# WHAT TO WORK ON
Take the lines from the beginning of the material through the line containing "const yTicks = [0.0, -0.5, -1.0, -1.5];" and retype them exactly, leaving the pictures out.

___ RAW DATA

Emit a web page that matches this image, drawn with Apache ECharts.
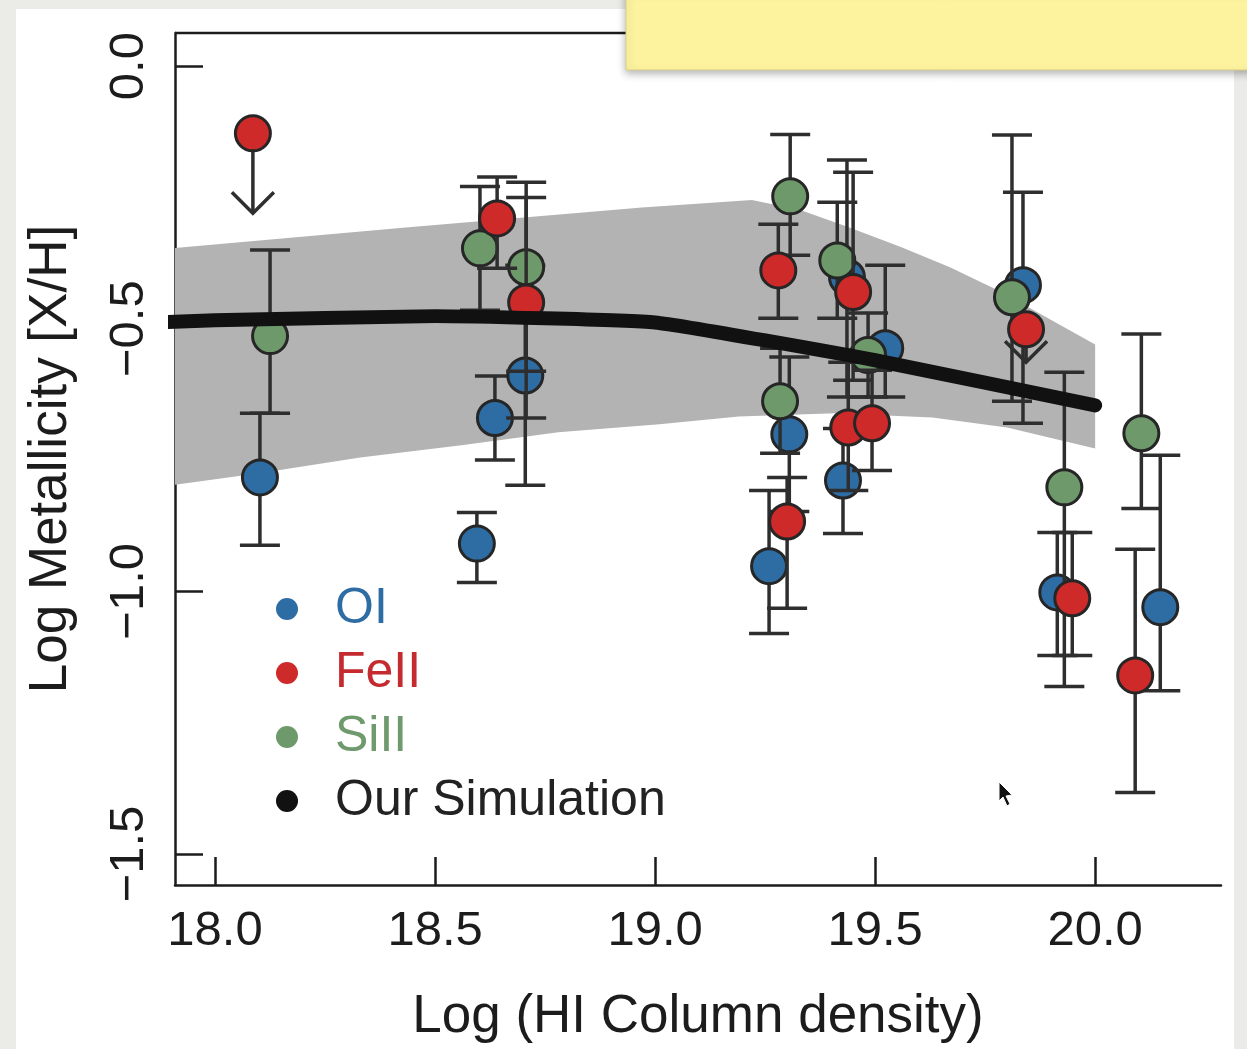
<!DOCTYPE html>
<html><head><meta charset="utf-8">
<script src="https://cdn.jsdelivr.net/npm/echarts@6/dist/echarts.min.js"></script>
<style>html,body{margin:0;padding:0;background:#ffffff;}#c{width:1247px;height:1049px;}</style>
</head><body><div id="c"></div>
<script>
// ---------- data ----------
const xTicks = [18.0, 18.5, 19.0, 19.5, 20.0];
const yTicks = [0.0, -0.5, -1.0, -1.5];

const oiX  = [18.102, 18.595, 18.636, 18.705, 19.259, 19.305, 19.427, 19.436, 19.523, 19.836, 19.914, 20.148];
const oiY  = [-0.783, -0.909, -0.670, -0.589, -0.952, -0.701, -0.789, -0.402, -0.537, -0.417, -1.002, -1.030];
const oiLo = [-0.912, -0.983, -0.750, -0.798, -1.080, -0.848, -0.890, -0.630, -0.630, -0.680, -1.122, -1.189];
const oiHi = [-0.661, -0.850, -0.590, -0.379, -0.808, -0.554, -0.690, -0.179, -0.379, -0.240, -0.888, -0.741];

const feX  = [18.641, 18.707, 19.280, 19.300, 19.439, 19.450, 19.493, 19.948, 20.091];
const feY  = [-0.290, -0.450, -0.389, -0.867, -0.688, -0.430, -0.680, -1.013, -1.160];
const feLo = [-0.385, -0.670, -0.480, -1.032, -0.808, -0.598, -0.770, -1.122, -1.383];
const feHi = [-0.211, -0.250, -0.301, -0.783, -0.564, -0.202, -0.579, -0.888, -0.920];
// FeII upper limits (arrow tips)
const feLimX   = [18.086, 19.843];
const feLimY   = [-0.128, -0.501];
const feLimTip = [-0.280, -0.564];

const siX  = [18.125, 18.602, 18.707, 19.284, 19.307, 19.414, 19.484, 19.811, 19.930, 20.105];
const siY  = [-0.514, -0.347, -0.383, -0.638, -0.248, -0.370, -0.550, -0.440, -0.802, -0.699];
const siLo = [-0.661, -0.465, -0.581, -0.737, -0.360, -0.480, -0.630, -0.638, -1.181, -0.842];
const siHi = [-0.350, -0.229, -0.221, -0.537, -0.130, -0.259, -0.470, -0.131, -0.583, -0.510];

const simX = [17.75, 18.0, 18.5, 19.0, 19.5, 20.0];
const simY = [-0.492, -0.484, -0.476, -0.488, -0.560, -0.646];

const bandUpX = [17.90, 18.44, 18.97, 19.22, 19.33, 19.44, 19.56, 19.67, 19.78, 20.00];
const bandUpY = [-0.347, -0.307, -0.269, -0.255, -0.274, -0.307, -0.345, -0.383, -0.427, -0.530];
const bandLoX = [17.90, 18.10, 18.33, 18.56, 18.78, 19.01, 19.19, 19.41, 19.63, 19.80, 20.00];
const bandLoY = [-0.798, -0.775, -0.745, -0.722, -0.697, -0.682, -0.667, -0.661, -0.669, -0.688, -0.728];

// ---------- style ----------
const FONT = '"Liberation Sans", Arial, Helvetica, sans-serif';
const C_OI = '#2e6da4', C_FE = '#cf2a2a', C_SI = '#6e9a6b', C_SIM = '#111111';
const INK = '#1c1c1c';
const BAR = '#2e2e2e';

function errSeries(name, xs, lo, hi, z) {
  return {
    type: 'custom', name: name, z: z, silent: true, clip: true,
    data: xs.map((x, i) => [x, lo[i], hi[i]]),
    encode: { x: 0, y: [1, 2] },
    renderItem: function (params, api) {
      const x = api.value(0);
      const a = api.coord([x, api.value(2)]);
      const b = api.coord([x, api.value(1)]);
      const w = 20;
      const st = { stroke: BAR, lineWidth: 3.5, fill: null };
      return { type: 'group', children: [
        { type: 'line', shape: { x1: a[0], y1: a[1], x2: b[0], y2: b[1] }, style: st },
        { type: 'line', shape: { x1: a[0] - w, y1: a[1], x2: a[0] + w, y2: a[1] }, style: st },
        { type: 'line', shape: { x1: b[0] - w, y1: b[1], x2: b[0] + w, y2: b[1] }, style: st }
      ]};
    }
  };
}

function limSeries(name, xs, ys, tips, z) {
  return {
    type: 'custom', name: name, z: z, silent: true, clip: true,
    data: xs.map((x, i) => [x, ys[i], tips[i]]),
    encode: { x: 0, y: [1, 2] },
    renderItem: function (params, api) {
      const x = api.value(0);
      const a = api.coord([x, api.value(1)]);
      const b = api.coord([x, api.value(2)]);
      const st = { stroke: BAR, lineWidth: 3.5, fill: null };
      return { type: 'group', children: [
        { type: 'line', shape: { x1: a[0], y1: a[1], x2: b[0], y2: b[1] }, style: st },
        { type: 'polyline', shape: { points: [[b[0] - 21, b[1] - 21], [b[0], b[1]], [b[0] + 21, b[1] - 21]] }, style: st }
      ]};
    }
  };
}

function ptsSeries(name, xs, ys, color, z) {
  return {
    type: 'scatter', name: name, z: z, silent: true,
    symbol: 'circle', symbolSize: 35,
    itemStyle: { color: color, borderColor: '#262626', borderWidth: 3, opacity: 1 },
    emphasis: { disabled: true },
    data: xs.map((x, i) => [x, ys[i]])
  };
}

const bandSeries = {
  type: 'custom', name: 'band', z: 1, silent: true, clip: true,
  data: [[19.0, -0.5]],
  renderItem: function (params, api) {
    const pts = [];
    for (let i = 0; i < bandUpX.length; i++) pts.push(api.coord([bandUpX[i], bandUpY[i]]));
    for (let i = bandLoX.length - 1; i >= 0; i--) pts.push(api.coord([bandLoX[i], bandLoY[i]]));
    return { type: 'polygon', shape: { points: pts }, style: { fill: '#b3b3b3', stroke: null } };
  }
};

const yFmt = v => (Math.abs(v) < 1e-9 ? '0.0' : '\u2212' + Math.abs(v).toFixed(1));

const chart = echarts.init(document.getElementById('c'), null, { renderer: 'canvas' });
chart.setOption({
  animation: false,
  backgroundColor: '#ffffff',
  grid: { left: 175, top: 33, width: 1046, height: 852, containLabel: false },
  xAxis: {
    type: 'value', min: 17.909, max: 20.286,
    axisLine: { onZero: false, lineStyle: { color: INK, width: 2.5 } },
    axisTick: { inside: true, length: 28, customValues: xTicks, lineStyle: { color: INK, width: 2.5 } },
    axisLabel: { customValues: xTicks, formatter: v => v.toFixed(1), fontSize: 49, color: INK, margin: 22, fontFamily: FONT },
    splitLine: { show: false },
    name: 'Log (HI Column density)', nameLocation: 'middle', nameGap: 106,
    nameTextStyle: { fontSize: 53, color: INK, fontFamily: FONT }
  },
  yAxis: {
    type: 'value', min: -1.559, max: 0.063,
    axisLine: { onZero: false, lineStyle: { color: INK, width: 2.5 } },
    axisTick: { inside: true, length: 28, customValues: yTicks, lineStyle: { color: INK, width: 2.5 } },
    axisLabel: { customValues: yTicks, formatter: yFmt, rotate: 90, fontSize: 49, color: INK, margin: 21, fontFamily: FONT },
    splitLine: { show: false },
    name: 'Log Metallicity [X/H]', nameLocation: 'middle', nameGap: 97,
    nameTextStyle: { fontSize: 53, color: INK, fontFamily: FONT }
  },
  legend: {
    orient: 'vertical', left: 271, top: 578, icon: 'circle',
    itemWidth: 22, itemHeight: 22, itemGap: 12, selectedMode: false,
    itemStyle: { borderWidth: 0 },
    textStyle: { fontSize: 50, fontFamily: FONT, padding: [0, 0, 0, 32], lineHeight: 52 },
    data: [
      { name: 'OI', textStyle: { color: C_OI } },
      { name: 'FeII', textStyle: { color: '#c42a2e' } },
      { name: 'SiII', textStyle: { color: '#6f9a6e' } },
      { name: 'Our Simulation', textStyle: { color: '#222222' } }
    ]
  },
  graphic: [
    { type: 'rect', shape: { x: 0, y: 0, width: 16, height: 1049 }, style: { fill: '#ebebe8' }, silent: true },
    { type: 'rect', shape: { x: 1234, y: 0, width: 13, height: 1049 }, style: { fill: '#ebebe8' }, silent: true },
    { type: 'rect', shape: { x: 0, y: 0, width: 1247, height: 9 }, style: { fill: '#ebebe8' }, silent: true },
    { type: 'line', shape: { x1: 175, y1: 33, x2: 1221, y2: 33 }, style: { stroke: INK, lineWidth: 2.5 }, silent: true },
    { type: 'rect', z: 100, shape: { x: 626, y: -10, width: 640, height: 80 },
      style: { fill: '#fdf39e', stroke: '#d8cf8a', lineWidth: 1, shadowBlur: 8, shadowOffsetY: 3, shadowColor: 'rgba(0,0,0,0.3)' }, silent: true },
    { type: 'polygon', z: 100, shape: { points: [[999, 782], [999, 801], [1003, 797], [1007, 806], [1010, 804], [1006, 796], [1012, 795]] },
      style: { fill: '#111111', stroke: '#ffffff', lineWidth: 1 }, silent: true }
  ],
  series: [
    bandSeries,
    errSeries('OI-err', oiX, oiLo, oiHi, 3),
    ptsSeries('OI', oiX, oiY, C_OI, 4),
    errSeries('SiII-err', siX, siLo, siHi, 5),
    ptsSeries('SiII', siX, siY, C_SI, 6),
    errSeries('FeII-err', feX, feLo, feHi, 7),
    limSeries('FeII-lim', feLimX, feLimY, feLimTip, 7),
    ptsSeries('FeII', feX.concat(feLimX), feY.concat(feLimY), C_FE, 8),
    {
      type: 'line', name: 'Our Simulation', z: 10, silent: true, clip: true,
      data: simX.map((x, i) => [x, simY[i]]),
      symbol: 'none', smooth: 0.12,
      lineStyle: { width: 14, color: C_SIM, cap: 'round', join: 'round' },
      itemStyle: { color: C_SIM }
    }
  ]
});
</script>
</body></html>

______

# OUTPUT OF THE EXERCISE
Emit a web page that matches this image, drawn with Apache ECharts.
<!DOCTYPE html>
<html><head><meta charset="utf-8">
<script src="https://cdn.jsdelivr.net/npm/echarts@6/dist/echarts.min.js"></script>
<style>html,body{margin:0;padding:0;background:#ffffff;}#c{width:1247px;height:1049px;}</style>
</head><body><div id="c"></div>
<script>
// ---------- data ----------
const xTicks = [18.0, 18.5, 19.0, 19.5, 20.0];
const yTicks = [0.0, -0.5, -1.0, -1.5];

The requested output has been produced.